City University Malaysia
- Logo of City University Malaysia
- Former names: City University College of Science and Technology
- Type: Private university
- Established: 1984
- Chairman: Mohd Sham Mohd Sani
- Vice-Chancellor: Prof. Dr. Rosnizah Bt Shaari
- Students: 7,500
- Location: Menara City U, No. 8, Jalan 51A/223, 46100, Petaling Jaya, Selangor, Malaysia
- Website: city.edu.my

= City University Malaysia =

University in Selangor, Malaysia

City University Malaysia is a private university in Petaling Jaya, Selangor, Malaysia.
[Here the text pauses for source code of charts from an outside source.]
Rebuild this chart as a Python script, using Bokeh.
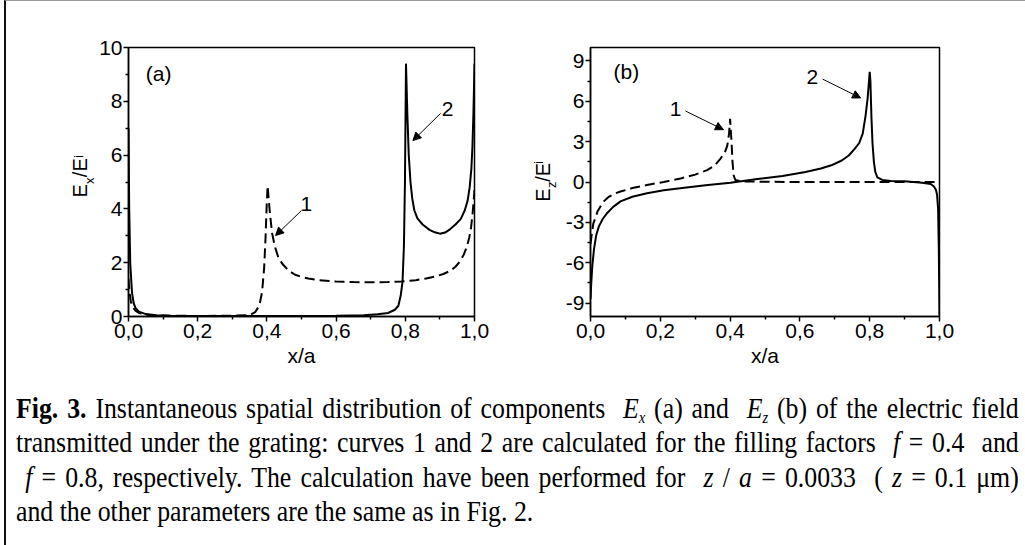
from math import pi
from bokeh.plotting import figure
from bokeh.layouts import column, row
from bokeh.models import (Range1d, FixedTicker, CustomJSTickFormatter, Label,
                          Arrow, NormalHead, Div)
from bokeh.core.properties import value
from bokeh.embed import file_html
from bokeh.resources import INLINE

# ---------------- data ----------------
# panel (a): E_x / E^i
a_x_f08 = [0, 0.002, 0.005, 0.01, 0.015, 0.02, 0.03, 0.05, 0.08, 0.12, 0.2, 0.3, 0.4,
           0.5, 0.6, 0.68, 0.72, 0.75, 0.77, 0.78, 0.787, 0.792, 0.796, 0.799, 0.802,
           0.806, 0.81, 0.815, 0.82, 0.826, 0.835, 0.85, 0.87, 0.885, 0.9, 0.915, 0.93,
           0.945, 0.96, 0.972, 0.98, 0.986, 0.991, 0.994, 0.997, 0.999, 1.0]
a_y_f08 = [7.0, 4.0, 2.0, 0.9, 0.5, 0.32, 0.18, 0.09, 0.05, 0.03, 0.02, 0.02, 0.02,
           0.02, 0.03, 0.05, 0.08, 0.13, 0.25, 0.4, 0.8, 1.3, 2.6, 5.0, 9.4,
           7.5, 6.0, 5.0, 4.4, 3.95, 3.65, 3.42, 3.22, 3.13, 3.08, 3.12, 3.25,
           3.42, 3.62, 3.95, 4.3, 4.8, 5.5, 6.3, 7.6, 8.8, 9.4]
a_x_f04 = [0, 0.003, 0.007, 0.012, 0.02, 0.03, 0.05, 0.08, 0.12, 0.2, 0.3, 0.35,
           0.366, 0.378, 0.386, 0.392, 0.396, 0.399, 0.402, 0.405, 0.409, 0.415,
           0.423, 0.433, 0.445, 0.462, 0.48, 0.5, 0.52, 0.55, 0.6, 0.65, 0.7, 0.75,
           0.79, 0.83, 0.86, 0.885, 0.91, 0.93, 0.945, 0.958, 0.969, 0.978, 0.985,
           0.99, 0.995, 1.0]
a_y_f04 = [1.4, 0.9, 0.55, 0.35, 0.22, 0.13, 0.07, 0.04, 0.03, 0.02, 0.03, 0.05,
           0.16, 0.4, 0.9, 1.8, 2.9, 4.0, 4.86, 4.4, 3.8, 3.1,
           2.6, 2.2, 1.95, 1.72, 1.56, 1.47, 1.41, 1.35, 1.3, 1.28, 1.27, 1.28,
           1.3, 1.35, 1.41, 1.48, 1.58, 1.7, 1.85, 2.05, 2.3, 2.6, 2.95,
           3.3, 3.9, 4.7]

# panel (b): E_z / E^i
b_x_f08 = [0, 0.002, 0.005, 0.01, 0.016, 0.024, 0.035, 0.048, 0.065, 0.086, 0.12,
           0.162, 0.21, 0.257, 0.33, 0.401, 0.478, 0.55, 0.616, 0.66, 0.69, 0.72,
           0.74, 0.758, 0.77, 0.78, 0.788, 0.794, 0.798, 0.8, 0.802, 0.805, 0.808,
           0.812, 0.816, 0.822, 0.836, 0.86, 0.9, 0.95, 0.975, 0.984, 0.99, 0.993,
           0.996, 0.998, 1.0]
b_y_f08 = [-8.7, -7.6, -6.3, -5.0, -4.0, -3.3, -2.75, -2.3, -1.85, -1.44, -1.1,
           -0.83, -0.62, -0.47, -0.25, -0.05, 0.22, 0.45, 0.75, 1.0, 1.24, 1.6,
           1.97, 2.5, 2.9, 3.6, 4.9, 6.2, 7.5, 8.2, 7.5, 4.8, 2.9,
           1.5, 0.75, 0.35, 0.15, 0.08, 0.05, -0.05, -0.15, -0.34, -0.6, -0.95,
           -2.0, -5.0, -9.9]
b_x_f04 = [0, 0.004, 0.008, 0.014, 0.02, 0.03, 0.038, 0.05, 0.07, 0.086, 0.12,
           0.162, 0.21, 0.258, 0.3, 0.334, 0.355, 0.372, 0.385, 0.392, 0.397, 0.4,
           0.404, 0.407, 0.41, 0.415, 0.43, 0.5, 0.6, 0.7, 0.8, 0.9, 0.95, 0.98, 1.0]
b_y_f04 = [-4.6, -3.8, -3.1, -2.66, -2.2, -1.75, -1.44, -1.15, -0.85, -0.71, -0.45,
           -0.22, 0.0, 0.26, 0.55, 0.88, 1.2, 1.72, 2.2, 2.7, 3.6, 4.7,
           3.0, 1.48, 0.5, 0.15, 0.05, 0.02, 0.0, 0.0, 0.0, 0.0, 0.0, 0.0, 0.0]

x_ticks = [0.0, 0.2, 0.4, 0.6, 0.8, 1.0]
x_minor = [0.1, 0.3, 0.5, 0.7, 0.9]
a_y_ticks = [0, 2, 4, 6, 8, 10]
a_y_minor = [1, 3, 5, 7, 9]
b_y_ticks = [-9, -6, -3, 0, 3, 6, 9]
b_y_minor = [-7.5, -4.5, -1.5, 1.5, 4.5, 7.5]

FONT = "Liberation Sans"
FS = "21px"
H = 384


def panel(width, mb, yr, yticks, yminor):
    p = figure(width=width, height=H, x_range=Range1d(0, 1), y_range=Range1d(*yr),
               output_backend="svg", toolbar_location=None,
               min_border_left=mb[0], min_border_right=mb[1],
               min_border_top=mb[2], min_border_bottom=mb[3])
    p.xgrid.visible = False
    p.ygrid.visible = False
    p.outline_line_color = "black"
    p.outline_line_width = 1.5
    p.outline_line_alpha = 1
    p.background_fill_color = "white"
    p.border_fill_color = "white"
    for ax in (p.xaxis[0], p.yaxis[0]):
        ax.axis_line_width = 1.5
        ax.axis_line_color = "black"
        ax.major_tick_line_width = 1.5
        ax.minor_tick_line_width = 1.5
        ax.major_tick_line_color = "black"
        ax.minor_tick_line_color = "black"
        ax.major_tick_in = 0
        ax.major_tick_out = 5
        ax.minor_tick_in = 0
        ax.minor_tick_out = 3
        ax.major_label_text_font = FONT
        ax.major_label_text_font_size = FS
        ax.major_label_text_color = "black"
        ax.major_label_standoff = 1
    p.xaxis.major_label_standoff = 2
    p.xaxis.ticker = FixedTicker(ticks=x_ticks, minor_ticks=x_minor)
    p.xaxis.formatter = CustomJSTickFormatter(code="return tick.toFixed(1).replace('.', ',');")
    p.xaxis.axis_label = "x/a"
    p.xaxis.axis_label_text_font = FONT
    p.xaxis.axis_label_text_font_size = FS
    p.xaxis.axis_label_text_font_style = "normal"
    p.xaxis.axis_label_text_color = "black"
    p.xaxis.axis_label_standoff = 3
    p.yaxis.ticker = FixedTicker(ticks=yticks, minor_ticks=yminor)
    p.yaxis.formatter = CustomJSTickFormatter(code="return tick.toFixed(0);")
    return p


def helper(width, yrange, top, bottom):
    h = figure(width=width, height=H, x_range=Range1d(0, 1), y_range=yrange,
               output_backend="svg", toolbar_location=None,
               x_axis_type=None, y_axis_type=None,
               min_border_left=0, min_border_right=0,
               min_border_top=top, min_border_bottom=bottom)
    h.xgrid.visible = False
    h.ygrid.visible = False
    h.outline_line_color = None
    h.background_fill_color = "white"
    h.border_fill_color = "white"
    return h


def rot(h, x, y, s, size):
    h.text(x=[x], y=[y], text=[s], text_font=value(FONT), text_font_size=value(size),
           text_align="left", text_baseline="middle", angle=pi / 2, text_color="black")


def txt(p, x, y, s, align="center"):
    p.add_layout(Label(x=x, y=y, text=s, text_font=FONT, text_font_size=FS,
                       text_align=align, text_baseline="middle", text_color="black"))


def arrow(p, x0, y0, x1, y1):
    p.add_layout(Arrow(end=NormalHead(size=8, fill_color="black", line_color="black",
                                      line_width=1),
                       x_start=x0, y_start=y0, x_end=x1, y_end=y1,
                       line_color="black", line_width=1))


# ---------------- panel (a) ----------------
pa = panel(410, (30, 32, 46, 69), (0, 10), a_y_ticks, a_y_minor)
pa.line(a_x_f04, a_y_f04, line_color="black", line_width=2, line_dash="10 5")
pa.line(a_x_f08, a_y_f08, line_color="black", line_width=2)
txt(pa, 0.05, 9.03, "(a)", align="left")
txt(pa, 0.922, 7.73, "2")
txt(pa, 0.514, 4.2, "1")
arrow(pa, 0.902, 7.55, 0.822, 6.54)
arrow(pa, 0.5, 3.94, 0.425, 3.01)

ha = helper(90, pa.y_range, 46, 69)
# rotated y label  E_x / E^i
rot(ha, 0.822, 4.42, "E", "20px")
rot(ha, 0.922, 4.93, "x", "13px")
rot(ha, 0.822, 5.18, "/E", "20px")
rot(ha, 0.80, 5.9, "i", "12px")

# ---------------- panel (b) ----------------
pb = panel(461, (30, 82, 42, 68), (-10, 10), b_y_ticks, b_y_minor)
pb.line(b_x_f04, b_y_f04, line_color="black", line_width=2, line_dash="10 5")
pb.line(b_x_f08, b_y_f08, line_color="black", line_width=2)
txt(pb, 0.066, 8.18, "(b)", align="left")
txt(pb, 0.636, 7.81, "2")
txt(pb, 0.244, 5.40, "1")
arrow(pb, 0.665, 7.65, 0.774, 6.25)
arrow(pb, 0.272, 5.28, 0.381, 3.89)

hb = helper(54, pb.y_range, 42, 68)
# rotated y label  E_z / E^i
rot(hb, 0.676, -1.46, "E", "20px")
rot(hb, 0.833, -0.44, "z", "13px")
rot(hb, 0.676, 0.02, "/E", "20px")
rot(hb, 0.611, 1.36, "i", "12px")

# ---------------- caption ----------------
J = "text-align:justify;text-align-last:justify;"
SUB = "font-size:17px;position:relative;top:5px;line-height:0;"
cap = (
    "<div style='width:1003px;overflow:hidden;margin-left:5px;'>"
    "<div style=\"width:1166px;transform:scaleX(0.86);transform-origin:0 0;"
    "font-family:'Liberation Serif';font-size:30px;line-height:34.3px;color:#000;"
    "padding-top:1px;\">"
    f"<div style='{J}'><b>Fig. 3.</b> Instantaneous spatial distribution of components&nbsp; "
    f"<i>E</i><span style='{SUB}'><i>x</i></span>&nbsp;(a) and&nbsp; "
    f"<i>E</i><span style='{SUB}'><i>z</i></span>&nbsp;(b) of the electric field</div>"
    f"<div style='{J}'>transmitted under the grating: curves 1 and 2 are calculated for the "
    "filling factors&nbsp; <i>f</i> = 0.4&nbsp; and</div>"
    f"<div style='{J}'>&nbsp;<i>f</i> = 0.8, respectively. The calculation have been performed "
    "for&nbsp; <i>z</i> / <i>a</i> = 0.0033&nbsp; (&nbsp;<i>z</i> = 0.1 \u03bcm)</div>"
    "<div style='white-space:nowrap;'>and the other parameters are the same as in Fig. 2.</div>"
    "</div></div>"
)
caption = Div(text=cap, width=1015, height=157)

layout = column(row(ha, pa, hb, pb), caption,
                styles={"margin-left": "4px", "margin-top": "0px",
                        "border-left": "2px solid #111",
                        "border-top": "1px solid #999",
                        "border-bottom": "2px solid #111",
                        "background": "white"})

open("out.html", "w").write(file_html(layout, INLINE))
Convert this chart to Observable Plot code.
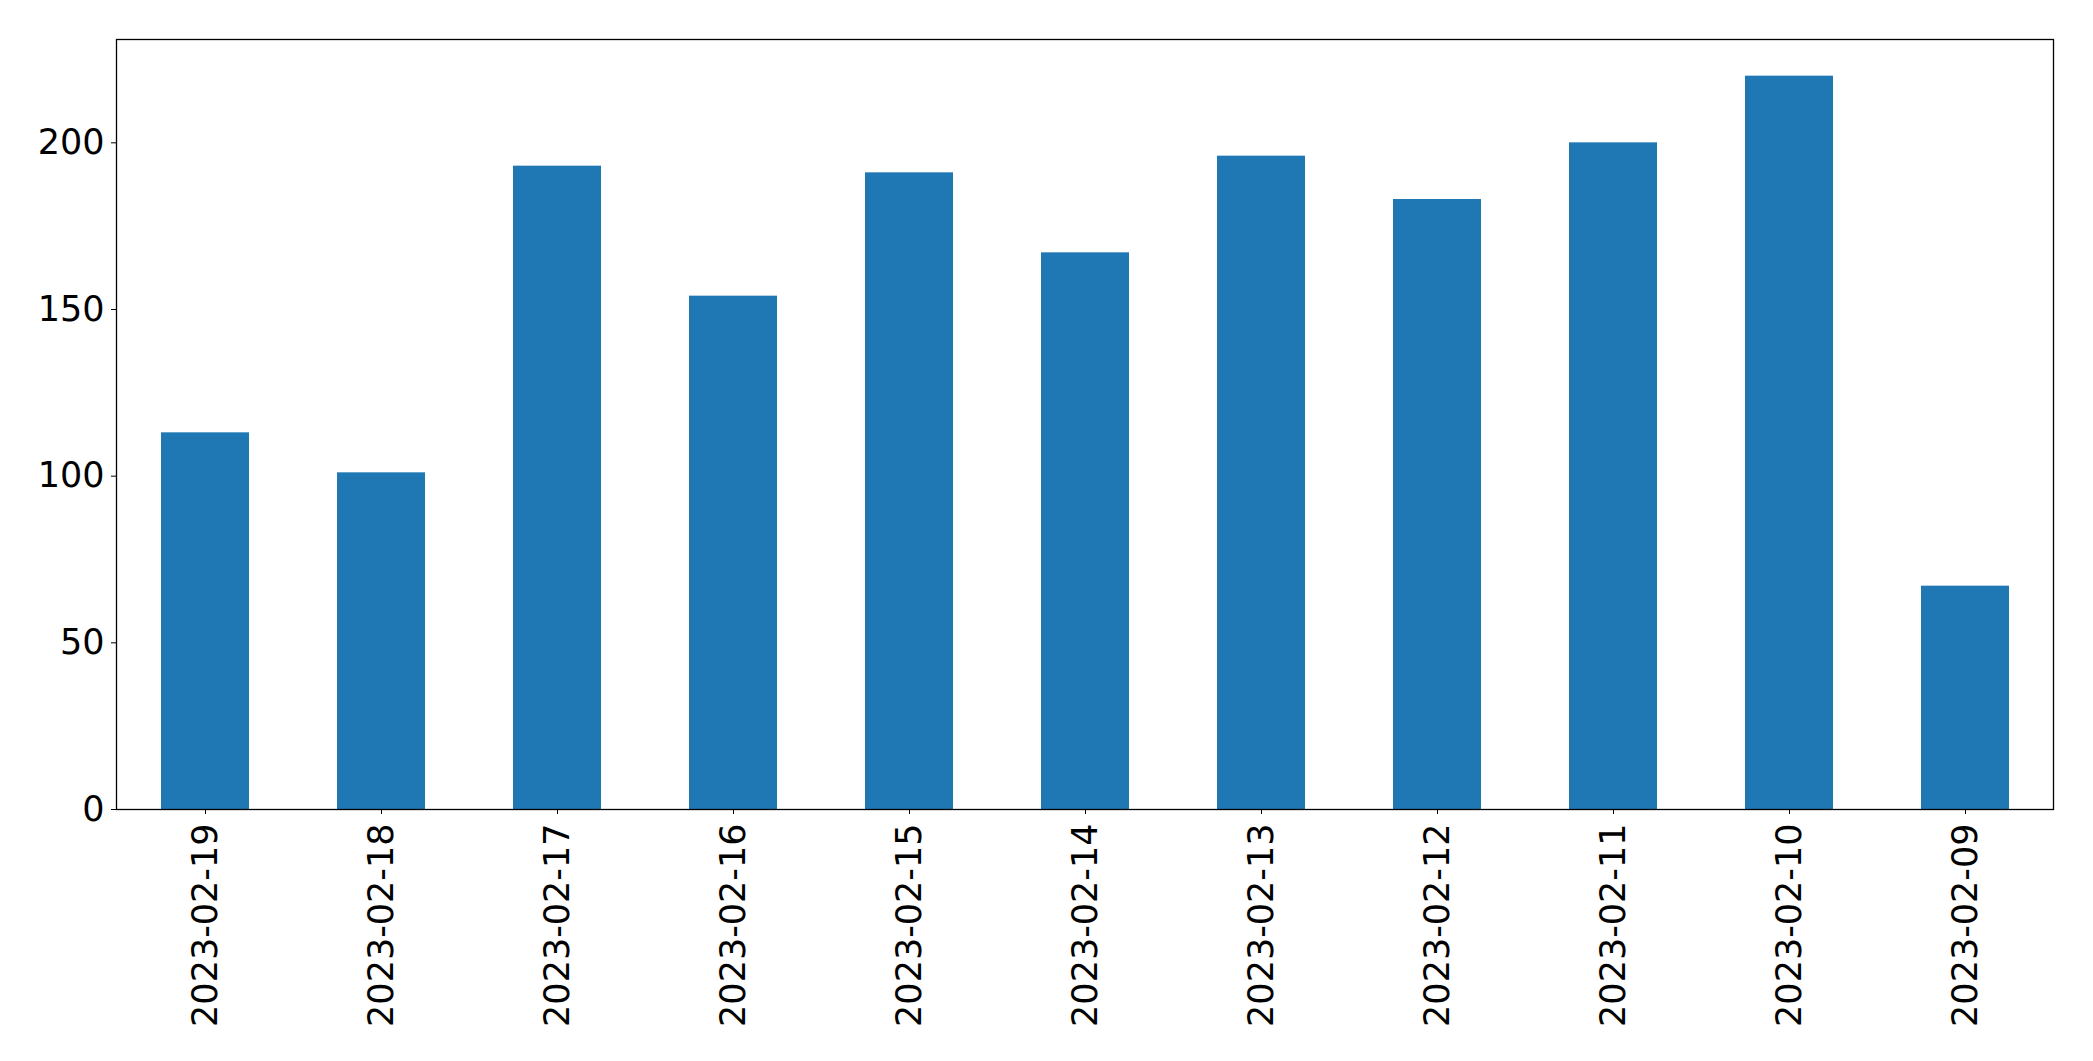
<!DOCTYPE html>
<html><head><meta charset="utf-8">
<script src="https://cdn.jsdelivr.net/npm/d3@7"></script>
<script src="https://cdn.jsdelivr.net/npm/@observablehq/plot@0.6"></script>
<style>html,body{margin:0;padding:0;background:#fff;overflow:hidden}</style>
</head><body><div id="chart"></div>
<script>
const dates = ["2023-02-19","2023-02-18","2023-02-17","2023-02-16","2023-02-15","2023-02-14","2023-02-13","2023-02-12","2023-02-11","2023-02-10","2023-02-09"];
const counts = [113,101,193,154,191,167,196,183,200,220,67];
const yTicks = [0,50,100,150,200];
const data = dates.map((d,i)=>({date:d, count:counts[i]}));
const chart = Plot.plot({
  width:2093, height:1061,
  marginLeft:116, marginRight:40, marginTop:39, marginBottom:252,
  style:{fontFamily:"'DejaVu Sans', sans-serif", fontSize:"35px", color:"black", background:"white"},
  x:{domain:dates, paddingInner:0.5, paddingOuter:0.25, label:null},
  y:{domain:[0,231], label:null},
  marks:[
    Plot.barY(data,{x:"date", y:"count", fill:"#1f77b4"}),
    Plot.frame({stroke:"black", strokeWidth:1.3}),
    Plot.axisX({tickRotate:-90, tickSize:5, tickPadding:9, fontSize:35, stroke:"black", fill:"black", label:null}),
    Plot.axisY({ticks:yTicks, tickSize:5, tickPadding:7, fontSize:35, stroke:"black", fill:"black", label:null})
  ]
});
document.getElementById("chart").appendChild(chart);
</script>
</body></html>
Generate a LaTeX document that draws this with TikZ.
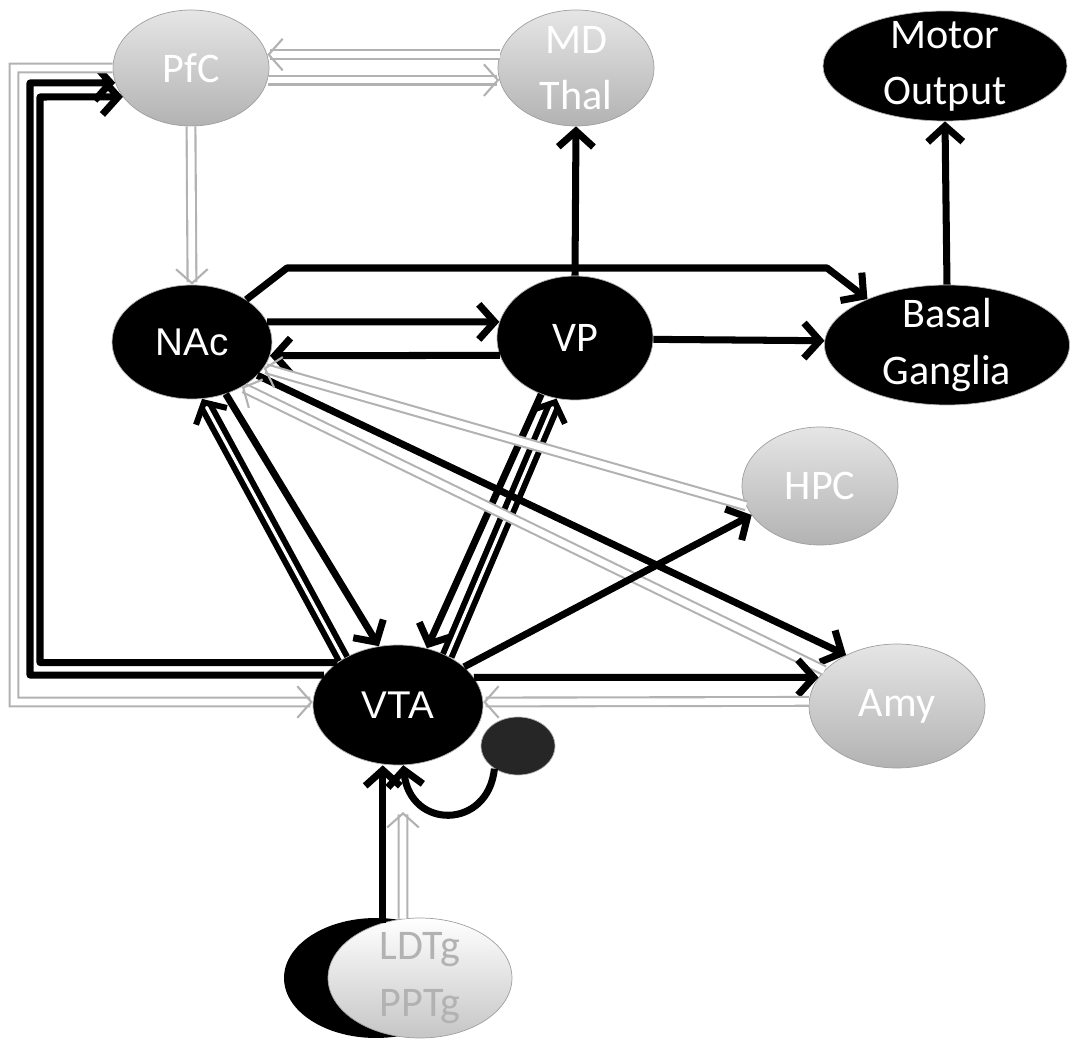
\documentclass[tikz,border=0pt]{standalone}
\usepackage{fontspec}
\setmainfont{Carlito}
\newfontfamily\arialfont{Liberation Sans}
\usetikzlibrary{arrows.meta,shapes.geometric}

\begin{document}
\begin{tikzpicture}[x=0.02cm, y=-0.02cm]
    % Define styles
    \tikzset{
        region/.style={ellipse, inner sep=-8pt, align=center, font=\fontsize{24}{32}\selectfont},
        darkregion/.style={region, fill=black, draw=gray!60, text=white},
        lightregion/.style={region, top color=gray!20, bottom color=gray!60, draw=gray!75, text=white},
        arrow/.style={-{Straight Barb[length=9pt,width=20pt]}, line width=4pt, line join=round},
        dualarrow/.style={arrow, double=white, double distance=1.8pt, line width=3.4pt},
        lightarrow/.style={-{Straight Barb[length=8pt,width=18pt]}, draw=gray!60, line width=1.2pt, double=white, double distance=3.8pt}
    }
    \useasboundingbox (0,0) rectangle (1073,1040);

    % Nodes
    \node[lightregion, minimum width=3.12cm, minimum height=2.32cm] (pfc) at (191,68) {PfC};
    \node[lightregion, minimum width=3.12cm, minimum height=2.32cm] (md_thal) at (576,68) {MD\\Thal};
    \node[darkregion, minimum width=4.88cm, minimum height=2.2cm] (motor_output) at (945,66) {Motor\\Output};
    \node[darkregion, minimum width=3.2cm, minimum height=2.28cm, font=\arialfont\fontsize{22}{28}\selectfont] (nac) at (192,342) {NAc};
    \node[darkregion, minimum width=3.12cm, minimum height=2.48cm] (vp) at (575,338) {VP};
    \node[darkregion, minimum width=4.9cm, minimum height=2.4cm] (basal_ganglia) at (947,345) {Basal\\Ganglia};
    \node[lightregion, minimum width=3.12cm, minimum height=2.36cm] (hpc) at (820,486) {HPC};
    \node[lightregion, minimum width=3.52cm, minimum height=2.48cm] (amy) at (897,706) {Amy};
    \node[darkregion, minimum width=3.4cm, minimum height=2.4cm, font=\arialfont\fontsize{22}{28}\selectfont] (vta) at (398,705) {VTA};
    \node[ellipse, fill=black!85, draw=gray!60, minimum width=1.48cm, minimum height=1.16cm] (gaba_cell) at (518,746) {};
    \node[ellipse, fill=black, minimum width=3.68cm, minimum height=2.4cm] (ldtg_shadow) at (376,978) {};
    \node[region, top color=white, bottom color=gray!45, draw=gray!75, text=white, minimum width=3.68cm, minimum height=2.4cm] (ldtg) at (420,978) {\textcolor{gray!60}{LDTg}\\\textcolor{gray!60}{PPTg}};
    \coordinate (ldtg_tip) at (403,812);

    % Arrows
    \draw[lightarrow] (md_thal.170) -- (pfc.10);
    \draw[lightarrow] (pfc.-9) -- (md_thal.189);
    \draw[lightarrow] (pfc.south) -- (nac.north);
    \draw[arrow] (vp.north) -- (md_thal.south);
    \draw[arrow] (basal_ganglia.north) -- (motor_output.south);
    \draw[arrow] (nac.38) -- (287,268) -- (827,268) -- (basal_ganglia.150);
    \draw[arrow] (nac.15) -- (vp.168);
    \draw[arrow] (vp.193) -- (nac.-10);
    \draw[arrow] (vp.-1) -- (basal_ganglia.178);
    \draw[dualarrow] (vta.140) -- (nac.-80);
    \draw[arrow] (nac.-57) -- (vta.108);
    \draw[arrow] (vp.239) -- (vta.63);
    \draw[dualarrow] (vta.45) -- (vp.253);
    \draw[arrow] (nac.-27) -- (amy.135);
    \draw[lightarrow] (hpc.195) -- (nac.-20);
    \draw[lightarrow] (amy.154) -- (nac.-42);
    \draw[arrow] (vta.30) -- (hpc.203);
    \draw[arrow] (vta.20) -- (amy.160);
    \draw[lightarrow] (amy.177) -- (vta.2);
    \draw[arrow] (gaba_cell.224) .. controls (488,830) and (410,830) .. (vta.-85);
    \draw[arrow] (ldtg.124) -- (ldtg.124 |- vta.south);
    \draw[lightarrow] (ldtg.106) -- (ldtg_tip);
    \draw[arrow] (vta.158) -| (30,83) -- (pfc.191);
    \draw[arrow] (vta.145) -| (40,97) -- (pfc.203);
    \draw[lightarrow] (pfc.west) -| (14,702) -- (vta.178);
\end{tikzpicture}
\end{document}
Established in April 1984, City University Malaysia was founded by a group of scholars. Originally known as Petaling Jaya Community College. the university attained full university status in 2016.

The university, alongside City University Press, are subsidiaries of U.C.I. Education Sdn. Bhd. City University Press publishes the CUeJAR, an e-journal. As a research university, the university offers five doctoral programs in the fields of business (PhD & DBA), information technology (PhD), design (PhD), and education (PhD & EdD).

City University Malaysia has four campuses across Malaysia, located in Petaling Jaya, Cyberjaya, Johor Bahru, and Kota Kinabalu.

The university has international students constituting over 47% of the student population, drawn from over 70 nations.

Under a Sino-Malaysian bilateral agreement in 2009, City University Malaysia degree programmes are acknowledged by the Chinese Ministry of Education.